Les trois voisins du chemin Clark ont appris qu’ils étaient du lot en septembre. Ils sont d’autant plus furieux que l’arrivée de la fibre optique leur avait été confirmée avant les élections, montrent les courriels qu’ils ont fait suivre à La Presse.

« Votre foyer est visé par un projet de connectivité avec Cogeco subventionné par le gouvernement du Québec dans le cadre de l’un de ses programmes. La date prévue de fin des travaux est le 30 septembre 2022 », a écrit le ministère du Conseil exécutif à Mme Pâquet le 21 juin. « L’entente pour le chemin Clark à Austin a été conclue mardi le 21 juin dernier », lui a précisé le MCE le 27 juin.
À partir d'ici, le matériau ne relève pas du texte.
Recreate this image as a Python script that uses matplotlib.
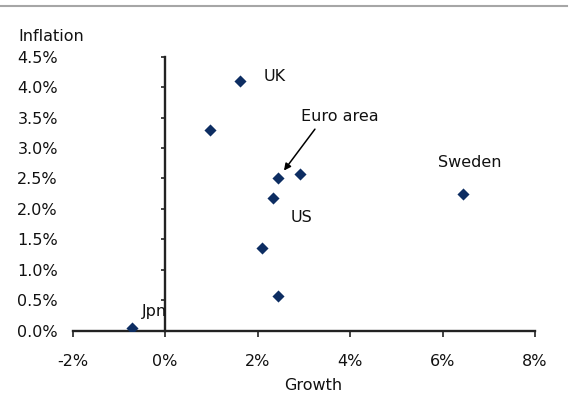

Le fournisseur a l’obligation de faire l’inventaire des foyers admissibles et de « couvrir à 100 % le territoire », a indiqué par courriel le député Gilles Bélanger, adjoint parlementaire au ministre des Finances pour la connectivité et député de la circonscription d’Orford, dans laquelle se trouve Austin.

Selon Cogeco, les foyers du chemin Clark « seront bel et bien desservis par la fibre », mais n’étaient pas couverts par des ententes et subventions qui leur auraient permis de l’être avant le 30 septembre. Ils « seront desservis dans le cadre du volet Éclair 3, actuellement en discussion avec le gouvernement », nous a indiqué une porte-parole de Cogeco, Anastasia Unterner, par courriel au début novembre.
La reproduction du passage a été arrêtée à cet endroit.